This paper analyzes international food prices looking at countries, food groups, currency, food measurements, inflation, and other data. The data for this analysis was collected by the United Nation’s World Food Programme’s vulnerability analysis and is updated monthly. The most up to date dataset can be retrieved from Humdata the exact data used in this analysis is on Dropbox, and the code is on Github.
This was my final capstone project for the Foundations of Data Science course through Springboard. The goal was to tie together all the topics that I learned through out the course. The goal of this analysis was not to implement any statistical modelling or to produce an academic explanation of food price dynamics but to show competency in important phases on the data analytics process: data acquisition, data cleaning, feature engineering, data analysis, visualization and storytelling, everything done using the R programming language and its associated libraries.
After loading the dataset into R, I realized the magnitude of the data. There are 687,253 objects of 18 variables, 74 countries, 304 different types food, and 60 currencies. With so many different objects I needed to clean the data before I started my analysis. I kept my cleaning phase as broad as possible by retaining as many objects as possible.
One thing to note about this data set is most of the data is from Africa thus not being an accurate representation of the international prices.
For ease of viewing, I renamed columns and removed ones that would not be useful. Originally I wrote a function for a year and month column to merge and make a date column, but I retained both year and month columns. For a country code column, I downloaded an existing data frame and performed a left join on the top, so every country had its appropriate code. This also created a region and income group column. I performed the same join to categorize food groups such as fruits, meat, and bread. I found some entries were not food such as fuel and manual labor. I left them in but grouped them as “Not Food.” The hardest part of the cleaning was unifying the price because I had 60 unique currencies over the last two decades. Not only was the exchange rate a factor, so was inflation and deflation. To overcome this, I downloaded a data set of Purchasing Power Parities (PPP) conversion factors from the World Bank. This accounted for both inflation and exchange rate. Once I had the PPP data set, I wrote a function to match every country and year with its appropriate PPP factor. Once I had a column with PPP factor, I then calculated a unified price column by dividing the original price by the new PPP factor column. Unfortunately, the PPP data set did not have a PPP factor for every country and every year, so these entries were deleted.
I thought my analysis could begin, but I next had to unify the unit of measurement column first. Foods were measured differently in kilograms, grams, pounds, gallons, milliliters, liters and even Haitian marmite and Argentinian cuartilla. I converted everything to gram or liter measurement units. I divided the unified price by units to calculate a price per one unit column.

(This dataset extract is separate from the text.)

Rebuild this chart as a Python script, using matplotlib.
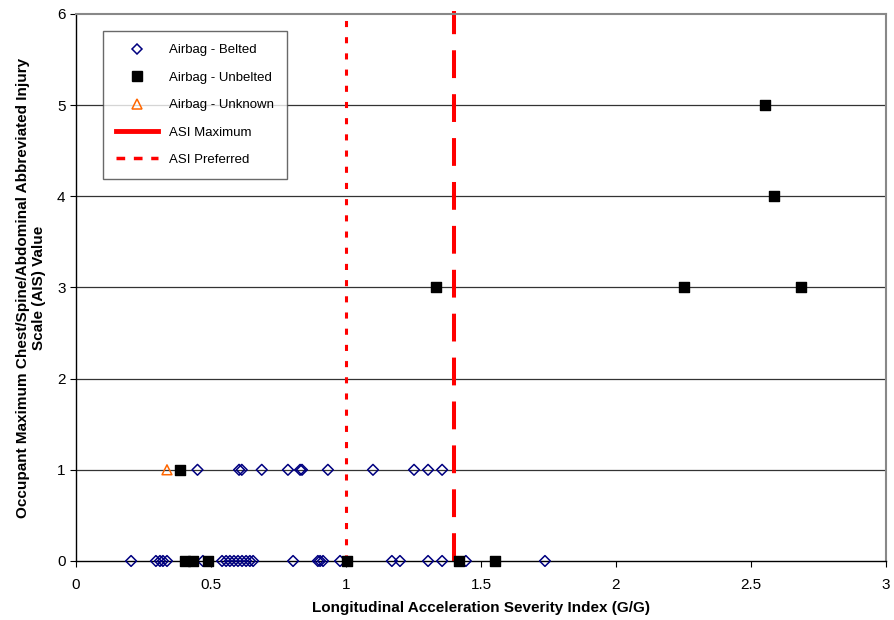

To narrow my focus, I looked at the most common foods. This revealed that the top 10 most common foods in order were maize, millet, sorghum, rice (imported), rice, maize (white), rice (local), wheat, sugar and wheat flour. I had a substantial amount of entries, but I wanted to unify all types of the same food. I regrouped the foods to be more specific. I still had more values in my top ten, so I decided to focus on foods with over 25,000 entries. I finally had five foods: Rice, Maize, Sorghum, Beans, and Millet. I did not rename them because I wanted to be able to distinguish between local and imported foods.
I grouped the top five foods into five data frames, and the first thing I tried was plot a line chart and noticed something strange. It was not a traditional line graph, so I investigated my data and realized that for some countries I only had the national average and others I had multiple markets. This meant I had multiple prices for the same day that would not graph properly.
I went back to cleaning to write a function that would group and calculate the national average for each of the countries. Note this is not a true representation of a national average because I assumed that all the markets are weighted equally which, in reality, is not true. I additionally wrote a function to calculate import vs. local, regional and global averages.